Testing at Scale
By Guillaume Chenuet (DevOps Engineer Productivity)
The Engineer Productivity team at leboncoin is in charge of all CI/CD processes and tools, from the Code Review and Git repository to package management and delivery pipelines.
On our platform we run up to +20K builds/week on ~150 servers (On-Premise and AWS). All builds are executed in containers with Docker (+150 containers/week) and delivery processes are managed by some homemade tools, Ansible and ConcourseCI pipelines.
But last year we faced the limit of our Continuous Integration platform and we started to rethink it from A to Z based on our knowledge of CI and leboncoin processes.
Now, after many months passed, it’s time to sum up some good and bad practices of CI that we learned and implemented at leboncoin.

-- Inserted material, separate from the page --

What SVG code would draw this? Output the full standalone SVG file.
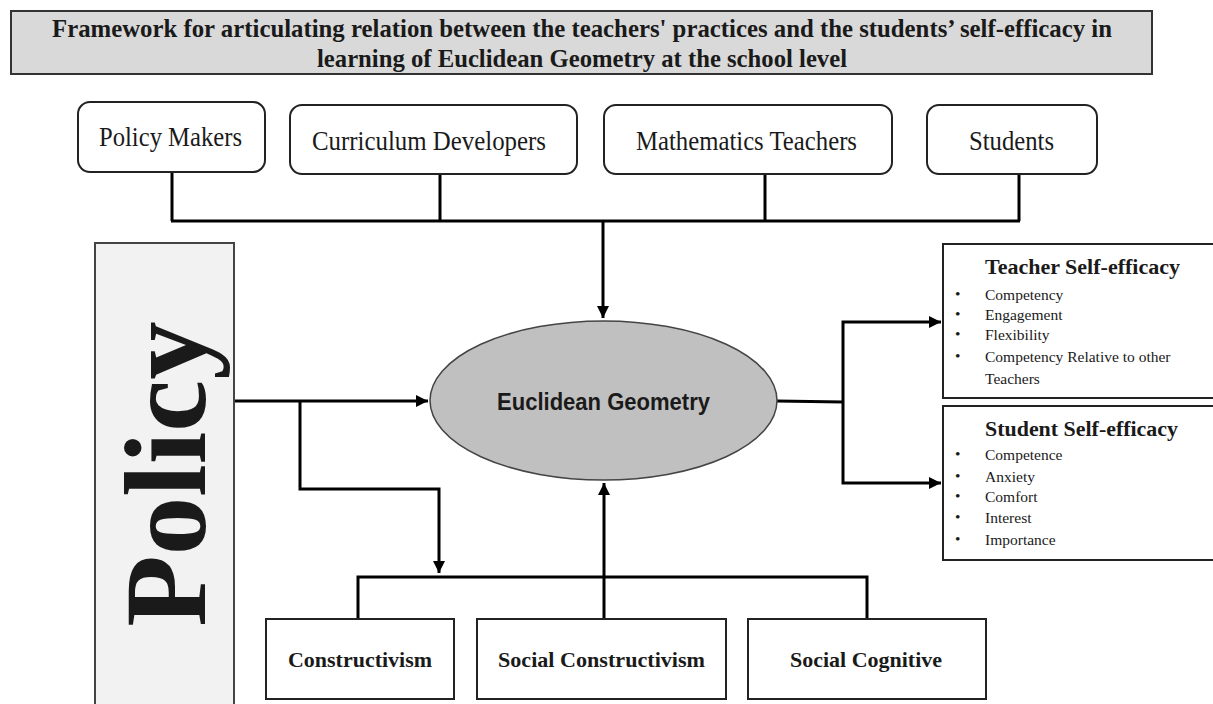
<svg xmlns="http://www.w3.org/2000/svg" width="1213" height="704" viewBox="0 0 1213 704">
<defs>
<style>
.serif{font-family:"Liberation Serif","Times New Roman",serif;fill:#1a1a1a}
.bold{font-weight:bold}
.box{fill:#fff;stroke:#222;stroke-width:2}
.conn{fill:none;stroke:#000;stroke-width:3}
.item{font-size:15.5px}
.top{font-size:27px}
</style>
<marker id="arr" viewBox="0 0 10 10" refX="10" refY="5" markerWidth="4" markerHeight="4" orient="auto" markerUnits="strokeWidth">
<path d="M0,0 L10,5 L0,10 z" fill="#000"/>
</marker>
</defs>
<rect width="1213" height="704" fill="#fff"/>

<g id="title">
<rect x="11" y="11" width="1141" height="63" fill="#d9d9d9" stroke="#333" stroke-width="2"/>
<text class="serif bold" x="582" y="37" font-size="26" text-anchor="middle" textLength="1060" lengthAdjust="spacingAndGlyphs">Framework for articulating relation between the teachers' practices and the students’ self-efficacy in</text>
<text class="serif bold" x="582" y="67" font-size="26" text-anchor="middle" textLength="530" lengthAdjust="spacingAndGlyphs">learning of Euclidean Geometry at the school level</text>
</g>

<g id="connectors">
<path class="conn" d="M172,172 V221 M440,174 V221 M765,174 V221 M1019,174 V221 M171,221 H1020"/>
<path class="conn" d="M603,221 V318" marker-end="url(#arr)"/>
<path class="conn" d="M234,401 H428" marker-end="url(#arr)"/>
<path class="conn" d="M300,401 V489 H439 V573" marker-end="url(#arr)"/>
<path class="conn" d="M358,619 V577 H867 V619"/>
<path class="conn" d="M604,619 V483" marker-end="url(#arr)"/>
<path class="conn" d="M777,401 L843,402"/>
<path class="conn" d="M843,402 V322 H941" marker-end="url(#arr)"/>
<path class="conn" d="M843,402 V483 H941" marker-end="url(#arr)"/>
</g>

<g id="policy-makers">
<rect class="box" x="78" y="102" width="187" height="70" rx="12"/>
<text class="serif top" x="170.5" y="146" text-anchor="middle" textLength="143" lengthAdjust="spacingAndGlyphs">Policy Makers</text>
</g>
<g id="curriculum-developers">
<rect class="box" x="290" y="105" width="287" height="69" rx="12"/>
<text class="serif top" x="429" y="150" text-anchor="middle" textLength="234" lengthAdjust="spacingAndGlyphs">Curriculum Developers</text>
</g>
<g id="mathematics-teachers">
<rect class="box" x="604" y="105" width="288" height="69" rx="12"/>
<text class="serif top" x="746.5" y="150" text-anchor="middle" textLength="221" lengthAdjust="spacingAndGlyphs">Mathematics Teachers</text>
</g>
<g id="students">
<rect class="box" x="927" y="105" width="170" height="69" rx="12"/>
<text class="serif top" x="1011.5" y="150" text-anchor="middle" textLength="85" lengthAdjust="spacingAndGlyphs">Students</text>
</g>

<g id="policy">
<rect x="95" y="243" width="139" height="470" fill="#f2f2f2" stroke="#444" stroke-width="2"/>
<text class="serif bold" transform="translate(205,474) rotate(-90)" font-size="117" text-anchor="middle" fill="#000">Policy</text>
</g>

<g id="euclidean-geometry">
<ellipse cx="603.5" cy="400.5" rx="173.5" ry="79.5" fill="#c0c0c0" stroke="#444" stroke-width="1.5"/>
<text x="603.5" y="410" font-family="'Liberation Sans',Arial,sans-serif" font-weight="bold" font-size="23" fill="#1a1a1a" text-anchor="middle" textLength="213" lengthAdjust="spacingAndGlyphs">Euclidean Geometry</text>
</g>

<g id="teacher-self-efficacy">
<rect class="box" x="943" y="244" width="278" height="154"/>
<text class="serif bold" x="985" y="274" font-size="20" textLength="195" lengthAdjust="spacingAndGlyphs">Teacher Self-efficacy</text>
<g class="serif item">
<text x="955" y="299">•</text><text x="985" y="300">Competency</text>
<text x="955" y="319">•</text><text x="985" y="320">Engagement</text>
<text x="955" y="339">•</text><text x="985" y="340">Flexibility</text>
<text x="955" y="361">•</text><text x="985" y="362">Competency Relative to other</text>
<text x="985" y="384">Teachers</text>
</g>
</g>

<g id="student-self-efficacy">
<rect class="box" x="943" y="406" width="278" height="154"/>
<text class="serif bold" x="985" y="436" font-size="20" textLength="193" lengthAdjust="spacingAndGlyphs">Student Self-efficacy</text>
<g class="serif item">
<text x="955" y="459">•</text><text x="985" y="460">Competence</text>
<text x="955" y="481">•</text><text x="985" y="482">Anxiety</text>
<text x="955" y="501">•</text><text x="985" y="502">Comfort</text>
<text x="955" y="522">•</text><text x="985" y="523">Interest</text>
<text x="955" y="544">•</text><text x="985" y="545">Importance</text>
</g>
</g>

<g id="constructivism">
<rect class="box" x="266" y="619" width="188" height="80"/>
<text class="serif bold" x="360" y="667" font-size="21" text-anchor="middle" textLength="144" lengthAdjust="spacingAndGlyphs">Constructivism</text>
</g>
<g id="social-constructivism">
<rect class="box" x="477" y="619" width="249" height="80"/>
<text class="serif bold" x="601.5" y="667" font-size="21" text-anchor="middle" textLength="207" lengthAdjust="spacingAndGlyphs">Social Constructivism</text>
</g>
<g id="social-cognitive">
<rect class="box" x="748" y="619" width="238" height="80"/>
<text class="serif bold" x="866" y="667" font-size="21" text-anchor="middle" textLength="152" lengthAdjust="spacingAndGlyphs">Social Cognitive</text>
</g>
</svg>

Some of them will seem obvious or already known but may be useful as reminders.
Keep It Small
One of our first mistakes was managing all builds on a single Jenkins instance. Even if this server was quite powerful (24 vCPUs, 145Go RAM, etc.) and dedicated to Jenkins, we faced a lot of instabilities or failed tests and did not afford an enjoyable user experience to our developers (~150 people).
The solution here was to split builds into separate Jenkins Master instances.
That should sound obvious, but when we started our CI platform with only a few builds, everything worked fine. But with time we added new builds for new projects and one day we realised that our server was hanging and failing to execute and schedule new builds.
Another (temporary) solution would be to use more generic jobs or a SSD backend and continuing with your mono-server but consider it as a first warning.
BTW, if you’re interested about tuning the Jenkins Garbage Collector, this article is a very good start.
In our case, we decided to split our Jenkins Masters by feature teams and used another one for package and image builds.
Last thing: To manage and version your jobs configurations between master nodes, we highly recommend using the Jenkins Job Builder project.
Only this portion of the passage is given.